(Figure scripts)
|---|

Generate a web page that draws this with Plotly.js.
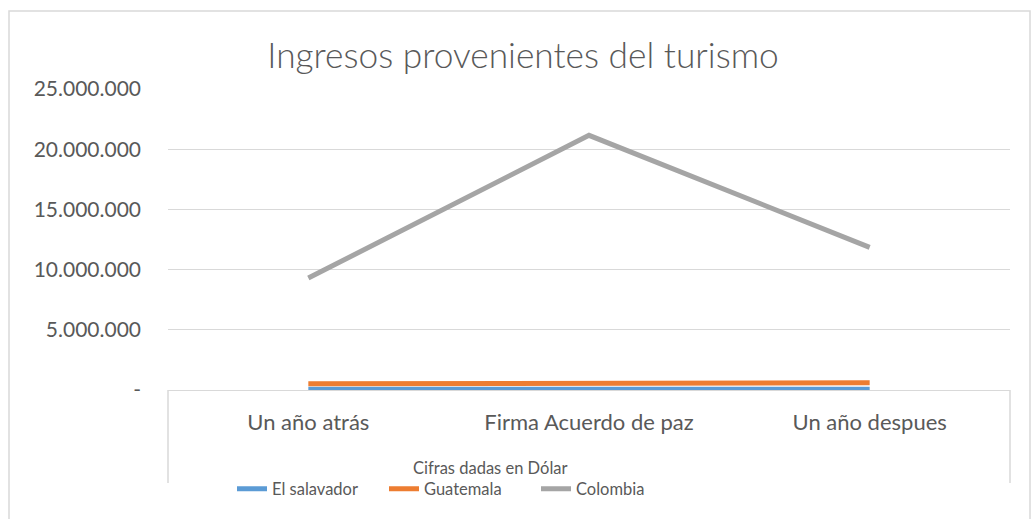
<!DOCTYPE html>
<html>
<head>
<meta charset="utf-8">
<script src="https://cdn.plot.ly/plotly-3.0.1.min.js"></script>
<style>html,body{margin:0;padding:0;background:#fff;}#chart{width:1031px;height:519px;}</style>
</head>
<body>
<div id="chart"></div>
<script>
const categories = ["Un año atrás", "Firma Acuerdo de paz", "Un año despues"];
const seriesNames = ["El salavador", "Guatemala", "Colombia"];
const elSalvador = [60000, 60000, 60000];
const guatemala = [520000, 540000, 600000];
const colombia = [9300000, 21150000, 11850000];
const yTickVals = [0, 5000000, 10000000, 15000000, 20000000, 25000000];
const yTickText = ["-", "5.000.000", "10.000.000", "15.000.000", "20.000.000", "25.000.000"];
const colors = ["#5B9BD5", "#ED7D31", "#A5A5A5"];
const values = [elSalvador, guatemala, colombia];

const FONT = "Lato, 'Open Sans', sans-serif";
const GREY = "#595959";
const LINEC = "#D9D9D9";

const traces = values.map((v, i) => ({
  type: "scatter",
  mode: "lines",
  x: categories,
  y: v,
  name: seriesNames[i],
  line: {color: colors[i], width: 5},
  hoverinfo: "skip"
}));

const W = 1031, H = 519;
const L = 168, R = 21, T = 89, B = 129;
const pw = W - L - R, ph = H - T - B;
function px2x(px) { return (px - L) / pw; }
function py2y(py) { return (H - B - py) / ph; }

const layout = {
  width: W, height: H,
  margin: {l: L, r: R, t: T, b: B, pad: 0},
  paper_bgcolor: "#fff",
  plot_bgcolor: "#fff",
  font: {family: FONT, color: GREY},
  title: {
    text: "Ingresos provenientes del turismo",
    font: {family: FONT, size: 35.3, color: GREY, weight: 300},
    x: 523 / W, xanchor: "center",
    y: 1 - 56 / H, yanchor: "middle", xref: "container", yref: "container"
  },
  xaxis: {
    type: "category",
    range: [-0.5, 2.5],
    showgrid: false,
    zeroline: false,
    showline: true,
    linecolor: LINEC,
    linewidth: 1,
    ticks: "",
    tickfont: {family: FONT, size: 22, color: GREY},
    ticklabelstandoff: 13,
    fixedrange: true
  },
  yaxis: {
    range: [0, 25000000],
    tickvals: yTickVals,
    ticktext: yTickText,
    showgrid: true,
    gridcolor: LINEC,
    gridwidth: 1,
    zeroline: false,
    showline: false,
    ticks: "",
    tickfont: {family: FONT, size: 21, color: GREY},
    ticklabelstandoff: 26,
    fixedrange: true
  },
  showlegend: true,
  legend: {
    orientation: "h",
    x: px2x(232), xanchor: "left",
    y: py2y(489), yanchor: "middle",
    font: {family: FONT, size: 16.5, color: GREY},
    bgcolor: "rgba(0,0,0,0)",
    itemwidth: 30,
    entrywidth: 107,
    tracegroupgap: 0
  },
  annotations: [{
    text: "Cifras dadas en Dólar",
    xref: "paper", yref: "paper",
    x: px2x(490), y: py2y(468),
    xanchor: "center", yanchor: "middle",
    showarrow: false,
    font: {family: FONT, size: 16.5, color: GREY}
  }],
  shapes: [
    {type: "line", xref: "paper", yref: "paper", x0: 0, x1: 0, y0: 0, y1: py2y(483), line: {color: LINEC, width: 1.5}},
    {type: "line", xref: "paper", yref: "paper", x0: 1, x1: 1, y0: 0, y1: py2y(483), line: {color: LINEC, width: 1.5}},
    {type: "rect", xref: "paper", yref: "paper", x0: px2x(9), x1: px2x(1030), y0: py2y(11), y1: py2y(530), line: {color: LINEC, width: 1.5}, fillcolor: "rgba(0,0,0,0)", layer: "below"}
  ]
};

Plotly.newPlot("chart", traces, layout, {displayModeBar: false, staticPlot: true});
</script>
</body>
</html>
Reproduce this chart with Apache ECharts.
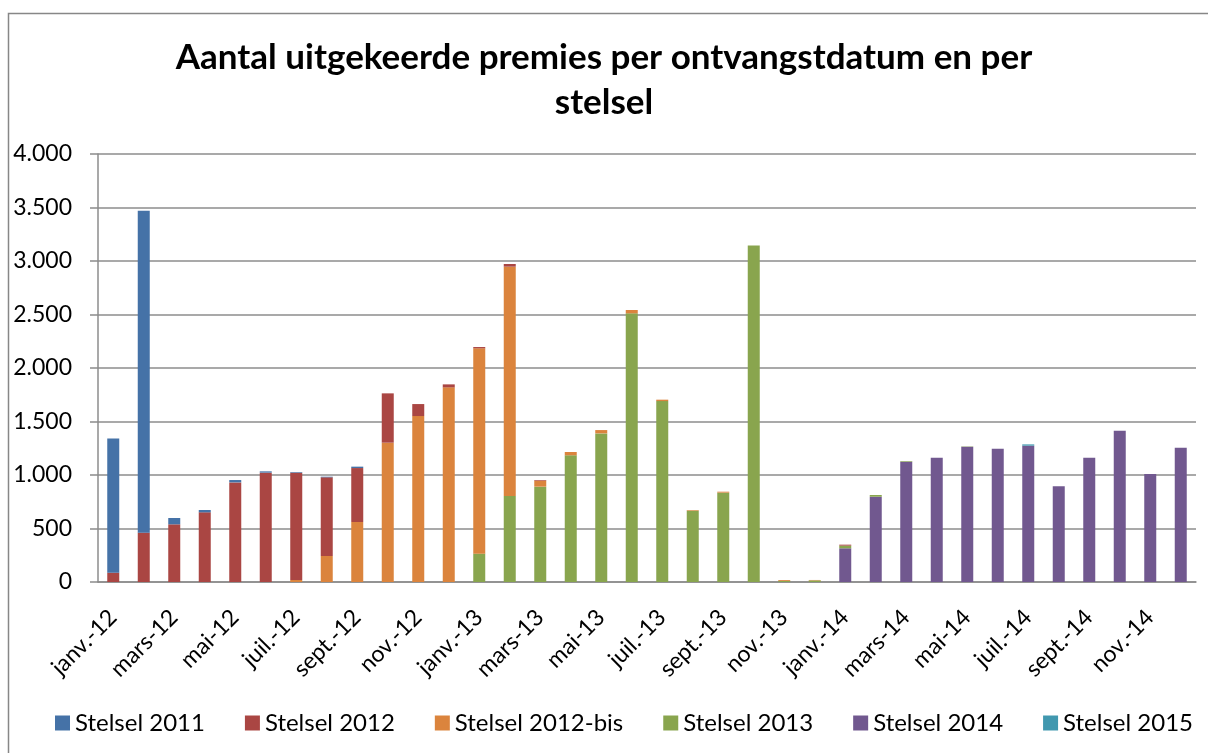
<!DOCTYPE html>
<html>
<head>
<meta charset="utf-8">
<title>Aantal uitgekeerde premies</title>
<script src="https://cdn.jsdelivr.net/npm/echarts@6/dist/echarts.min.js"></script>
<style>
  html, body { margin: 0; padding: 0; background: #fff; }
  #chart { width: 1208px; height: 753px; }
</style>
</head>
<body>
<div id="chart"></div>
<script>
const months = ['janv.', 'févr.', 'mars', 'avr.', 'mai', 'juin', 'juil.', 'août', 'sept.', 'oct.', 'nov.', 'déc.'];
const years = ['12', '13', '14'];
const categories = [];
years.forEach((y) => months.forEach((m) => categories.push(m + '-' + y)));

// values per month, janv.-12 .. déc.-14
const stelsel2011 = [1255, 3009, 59, 22, 22, 12, 6, 6, 13, 0, 0, 0,
  0, 0, 0, 0, 0, 0, 0, 0, 0, 0, 0, 0,
  0, 0, 0, 0, 0, 0, 0, 0, 0, 0, 0, 0];
const stelsel2012 = [87, 461, 539, 651, 931, 1022, 1003, 735, 504, 461, 112, 28,
  12, 25, 6, 0, 0, 0, 0, 0, 0, 0, 0, 0,
  9, 0, 0, 0, 0, 0, 0, 0, 0, 0, 0, 0];
const stelsel2012bis = [0, 0, 0, 0, 0, 0, 19, 243, 561, 1302, 1551, 1819,
  1919, 2143, 56, 31, 31, 31, 13, 6, 9, 0, 8, 4,
  0, 0, 0, 0, 0, 0, 0, 0, 0, 0, 0, 0];
const stelsel2013 = [0, 0, 0, 0, 0, 0, 0, 0, 0, 0, 0, 0,
  265, 804, 891, 1184, 1389, 2511, 1691, 667, 835, 3146, 10, 15,
  25, 16, 6, 0, 3, 0, 0, 0, 0, 0, 0, 0];
const stelsel2014 = [0, 0, 0, 0, 0, 0, 0, 0, 0, 0, 0, 0,
  0, 0, 0, 0, 0, 0, 0, 0, 0, 0, 0, 0,
  315, 797, 1125, 1162, 1265, 1246, 1274, 894, 1162, 1414, 1009, 1255];
const stelsel2015 = [0, 0, 0, 0, 0, 0, 0, 0, 0, 0, 0, 0,
  0, 0, 0, 0, 0, 0, 0, 0, 0, 0, 0, 0,
  0, 0, 0, 0, 0, 0, 12, 0, 0, 0, 0, 0];

// legend order
const seriesDefs = [
  { name: 'Stelsel 2011', data: stelsel2011, color: '#4572A7' },
  { name: 'Stelsel 2012', data: stelsel2012, color: '#AA4643' },
  { name: 'Stelsel 2012-bis', data: stelsel2012bis, color: '#DB843D' },
  { name: 'Stelsel 2013', data: stelsel2013, color: '#89A54E' },
  { name: 'Stelsel 2014', data: stelsel2014, color: '#71588F' },
  { name: 'Stelsel 2015', data: stelsel2015, color: '#4198AF' },
];
// stacking order, bottom to top
const stackOrder = ['Stelsel 2014', 'Stelsel 2013', 'Stelsel 2012-bis', 'Stelsel 2012', 'Stelsel 2011', 'Stelsel 2015'];

const font = 'Lato, "Open Sans", sans-serif';
const gridColor = '#8c8c8c';

const chart = echarts.init(document.getElementById('chart'));

chart.setOption({
  animation: false,
  textStyle: { fontFamily: font, color: '#000' },
  graphic: [{
    type: 'rect',
    shape: { x: 8.5, y: 13.5, width: 1400, height: 900 },
    style: { fill: 'none', stroke: '#878787', lineWidth: 1.5 },
    silent: true,
  }],
  title: {
    text: 'Aantal uitgekeerde premies per ontvangstdatum en per\nstelsel',
    left: 'center',
    top: 30,
    textStyle: {
      fontFamily: font,
      fontSize: 35,
      fontWeight: 'bold',
      lineHeight: 45,
      color: '#000',
    },
  },
  legend: {
    bottom: 13,
    left: 50,
    itemWidth: 15,
    itemHeight: 15,
    itemGap: 40,
    icon: 'rect',
    textStyle: { fontFamily: font, fontSize: 24, color: '#000' },
    data: seriesDefs.map((s) => s.name),
  },
  grid: {
    left: 98,
    right: 12,
    top: 154,
    bottom: 171,
  },
  xAxis: {
    type: 'category',
    data: categories,
    axisLine: { lineStyle: { color: gridColor, width: 1.5 } },
    axisTick: { interval: 1, length: 8, lineStyle: { color: gridColor, width: 1.5 } },
    axisLabel: {
      interval: 1,
      rotate: 45,
      margin: 15,
      verticalAlign: 'top',
      padding: [0, 12, 0, 0],
      fontSize: 23,
      fontFamily: font,
      color: '#000',
    },
  },
  yAxis: {
    type: 'value',
    min: 0,
    max: 4000,
    interval: 500,
    axisLine: { show: true, lineStyle: { color: gridColor, width: 1.5 } },
    axisTick: { show: true, length: 8, lineStyle: { color: gridColor, width: 1.5 } },
    splitLine: { lineStyle: { color: gridColor, width: 1.5 } },
    axisLabel: {
      margin: 26,
      fontSize: 23,
      fontFamily: font,
      color: '#000',
      formatter: (v) => String(v).replace(/\B(?=(\d{3})+(?!\d))/g, '.'),
    },
  },
  series: stackOrder.map((name) => {
    const s = seriesDefs.find((d) => d.name === name);
    return {
      name: s.name,
      type: 'bar',
      stack: 'total',
      barWidth: 12,
      data: s.data,
      itemStyle: { color: s.color },
    };
  }),
});
</script>
</body>
</html>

|---|

__SHORT EXERCISE__. Return only the lines from the start of the data through the line that contains "return (H - B", please, copying them exactly and omitting all pictures.

__EXPECTED ANSWER__.
Generate a web page that draws this with Plotly.js.
<!DOCTYPE html>
<html>
<head>
<meta charset="utf-8">
<script src="https://cdn.plot.ly/plotly-3.0.1.min.js"></script>
<style>html,body{margin:0;padding:0;background:#fff;}#chart{width:1031px;height:519px;}</style>
</head>
<body>
<div id="chart"></div>
<script>
const categories = ["Un año atrás", "Firma Acuerdo de paz", "Un año despues"];
const seriesNames = ["El salavador", "Guatemala", "Colombia"];
const elSalvador = [60000, 60000, 60000];
const guatemala = [520000, 540000, 600000];
const colombia = [9300000, 21150000, 11850000];
const yTickVals = [0, 5000000, 10000000, 15000000, 20000000, 25000000];
const yTickText = ["-", "5.000.000", "10.000.000", "15.000.000", "20.000.000", "25.000.000"];
const colors = ["#5B9BD5", "#ED7D31", "#A5A5A5"];
const values = [elSalvador, guatemala, colombia];

const FONT = "Lato, 'Open Sans', sans-serif";
const GREY = "#595959";
const LINEC = "#D9D9D9";

const traces = values.map((v, i) => ({
  type: "scatter",
  mode: "lines",
  x: categories,
  y: v,
  name: seriesNames[i],
  line: {color: colors[i], width: 5},
  hoverinfo: "skip"
}));

const W = 1031, H = 519;
const L = 168, R = 21, T = 89, B = 129;
const pw = W - L - R, ph = H - T - B;
function px2x(px) { return (px - L) / pw; }
function py2y(py) { return (H - B - py) / ph; }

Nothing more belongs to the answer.